The official match ball, named TRIONDA and manufactured by Adidas, contains a 14-gram internal motion sensor chip developed using Connected Ball Technology in partnership with German sports tech firm KINEXON. Unlike the 2022 World Cup ball where the sensor was suspended inside with support wires, the TRIONDA integrates the sensor directly into one of the ball’s internal panels, making it more stable and precise.
The sensor transmits real-time positional and contact data at 500 times per second — a rate of 500 hertz — directly to the VAR (Video Assistant Referee) operations room. This means match officials receive live ball movement data 500 times every single second of play.
What does this enable?
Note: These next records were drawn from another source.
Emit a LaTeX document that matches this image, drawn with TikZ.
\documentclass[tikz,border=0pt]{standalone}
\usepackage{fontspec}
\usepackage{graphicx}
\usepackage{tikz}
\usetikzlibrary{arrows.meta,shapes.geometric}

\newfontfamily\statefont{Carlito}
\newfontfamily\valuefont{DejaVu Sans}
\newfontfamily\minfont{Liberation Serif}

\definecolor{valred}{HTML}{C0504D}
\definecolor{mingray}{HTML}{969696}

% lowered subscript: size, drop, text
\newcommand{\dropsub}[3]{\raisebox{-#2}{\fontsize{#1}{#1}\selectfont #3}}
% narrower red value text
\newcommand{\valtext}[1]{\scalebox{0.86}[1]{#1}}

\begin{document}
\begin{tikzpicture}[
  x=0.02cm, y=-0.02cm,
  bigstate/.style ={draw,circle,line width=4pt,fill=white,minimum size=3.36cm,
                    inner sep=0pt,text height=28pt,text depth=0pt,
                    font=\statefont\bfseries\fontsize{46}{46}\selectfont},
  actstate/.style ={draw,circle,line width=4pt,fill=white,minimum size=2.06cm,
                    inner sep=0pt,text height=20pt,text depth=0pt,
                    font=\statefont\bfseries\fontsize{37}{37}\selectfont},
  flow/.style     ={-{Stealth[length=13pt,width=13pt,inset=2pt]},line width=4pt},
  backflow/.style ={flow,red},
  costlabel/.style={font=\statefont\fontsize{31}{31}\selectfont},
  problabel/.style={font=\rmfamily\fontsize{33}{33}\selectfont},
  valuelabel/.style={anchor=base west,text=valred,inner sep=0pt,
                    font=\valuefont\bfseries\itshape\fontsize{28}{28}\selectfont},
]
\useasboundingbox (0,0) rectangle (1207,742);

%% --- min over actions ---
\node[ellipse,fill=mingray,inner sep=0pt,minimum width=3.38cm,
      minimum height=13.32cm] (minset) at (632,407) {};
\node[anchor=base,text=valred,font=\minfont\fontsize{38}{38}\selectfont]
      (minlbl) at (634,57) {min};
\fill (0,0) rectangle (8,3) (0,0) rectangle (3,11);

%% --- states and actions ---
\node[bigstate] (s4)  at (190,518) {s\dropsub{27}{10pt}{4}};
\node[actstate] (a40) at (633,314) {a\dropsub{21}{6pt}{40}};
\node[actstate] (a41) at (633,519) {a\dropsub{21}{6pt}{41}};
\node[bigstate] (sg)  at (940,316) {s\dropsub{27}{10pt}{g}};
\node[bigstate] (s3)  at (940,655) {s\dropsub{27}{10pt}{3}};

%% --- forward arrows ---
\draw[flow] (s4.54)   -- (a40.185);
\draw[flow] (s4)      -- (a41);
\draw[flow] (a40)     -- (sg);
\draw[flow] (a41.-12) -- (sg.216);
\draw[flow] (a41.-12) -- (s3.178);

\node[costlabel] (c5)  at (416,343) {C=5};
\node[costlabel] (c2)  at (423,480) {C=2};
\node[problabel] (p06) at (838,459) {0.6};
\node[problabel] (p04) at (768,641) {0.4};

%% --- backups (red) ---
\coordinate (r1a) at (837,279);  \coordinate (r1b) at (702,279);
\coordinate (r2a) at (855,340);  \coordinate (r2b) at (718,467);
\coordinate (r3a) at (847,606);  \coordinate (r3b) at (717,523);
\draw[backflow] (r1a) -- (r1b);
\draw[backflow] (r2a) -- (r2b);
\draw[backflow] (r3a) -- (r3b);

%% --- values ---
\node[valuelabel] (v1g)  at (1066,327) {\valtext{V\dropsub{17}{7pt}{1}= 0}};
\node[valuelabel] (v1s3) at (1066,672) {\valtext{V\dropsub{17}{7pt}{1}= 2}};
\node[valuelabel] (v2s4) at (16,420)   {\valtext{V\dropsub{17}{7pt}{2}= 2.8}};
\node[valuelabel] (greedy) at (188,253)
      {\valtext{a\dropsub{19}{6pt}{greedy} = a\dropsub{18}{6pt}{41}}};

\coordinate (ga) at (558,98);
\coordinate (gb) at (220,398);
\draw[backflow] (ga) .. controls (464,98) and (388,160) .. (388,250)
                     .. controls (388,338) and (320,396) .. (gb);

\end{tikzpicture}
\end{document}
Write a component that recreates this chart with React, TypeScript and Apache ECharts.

The ball sensor works in tandem with 12 tracking cameras installed around each stadium to determine: the exact millisecond a player’s foot makes contact with the ball (the “kick point”), semi-automated offside decisions based on player and ball position, whether the ball fully crossed the goal line, handball incidents and precise body contact touches.
The TRIONDA must be charged before every match to ensure the sensor operates throughout the full 90 minutes, extra time, and pre-match preparations. The battery is light enough that players report no difference in how the ball moves or feels.
This is a fundamental shift in football. The ball is no longer just equipment. It is now part of the refereeing system itself.
- AI-Generated 3D Player Avatars: Bringing Precision to Every Decision
Before a single ball is kicked at World Cup 2026, every one of the 1,248 players at the tournament undergoes a one-second full-body scan. From that scan, FIFA and Lenovo generate a highly accurate AI-powered 3D digital avatar of each player.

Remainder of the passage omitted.